Das Buch ist verwirrend aufgebaut, es spielt zwischen 2005 und 2008 und springt zeitlich ständig hin und her, man verliert leicht die Orientierung. Dadurch kann man die Verwirrung der Jugendlichen nachvollziehen, die zwischen ihren Vorbildern und Normen hin- und hergerissen werden und immer, wenn sie sich irgendwo sicher und akzeptiert glauben, im nächsten Moment in den Schmutz gestoßen werden können. Es geht um Freundschaft und Treue, um Liebe und Sex, um Religion und Tradition, um Sicherheit und Angst. Ist das Kopftuch, der hijab, ein Stück Stoff oder ein Gefängnis, eine Erleichterung oder ein Zwang? Schlaglichtartig werden Probleme und Lebensfragen mal beleuchtet, mal angerissen wieder fallengelassen, dann ganz unerwartet von einer anderen Seite betrachtet. Ganz so, wie eine heranwachsende Jugendliche ihr Leben empfindet, zwischen dem Elternhaus, der Schule und dem Freundeskreis, der vielleicht gar keiner ist.

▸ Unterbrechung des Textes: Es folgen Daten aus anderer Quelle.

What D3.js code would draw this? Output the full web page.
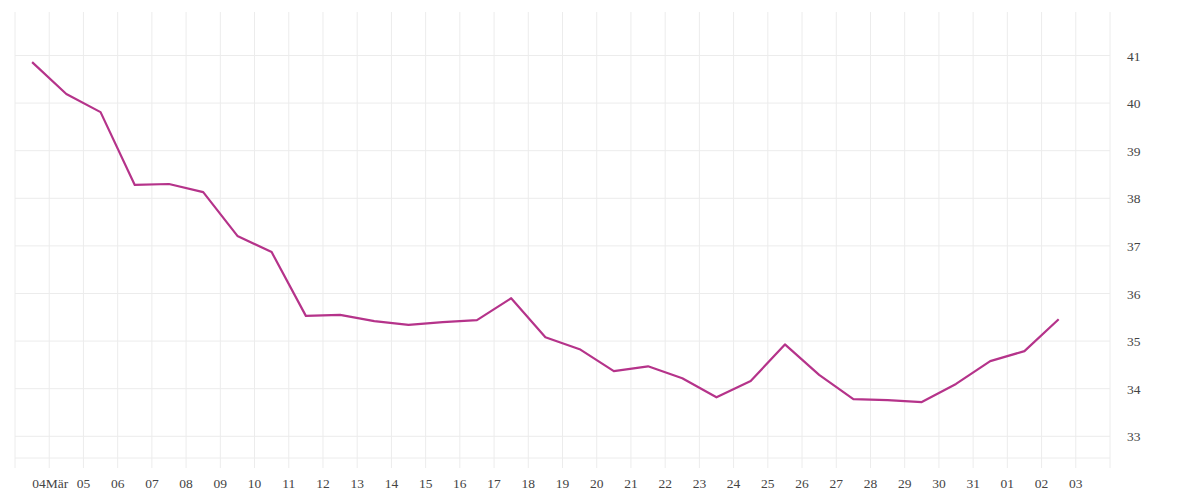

Johanna Halmström bzw. ihre Übersetzerin Wibke Kuhn findet eine sparsame und teils fast poetisch beschreibende Sprache, sehr persönlich, in den Gefühlsbeschreibungen treffend und nie kitschig oder plakativ. Ein Genuss, sich von ihr in diese für uns so fremde Welt hineinführen zu lassen.
Asphaltengel ist kein Buch, das ich in einem Rutsch durchlesen konnte, weil es thematisch zum Teil ganz schön an die Nieren geht. Die Schilderung der Grausamkeiten, die die Mädchen untereinander austeilen, ebenso physisch wie psychisch, ist manchmal nicht leicht zu verdauen und auch die Grundfragen, die aufgeworfen werden, ließen mich das Buch manchmal erstmal zur Seite legen. Aber ich bin froh, es gelesen zu haben und kann es vor allem Frauen zur Lektüre nur empfehlen.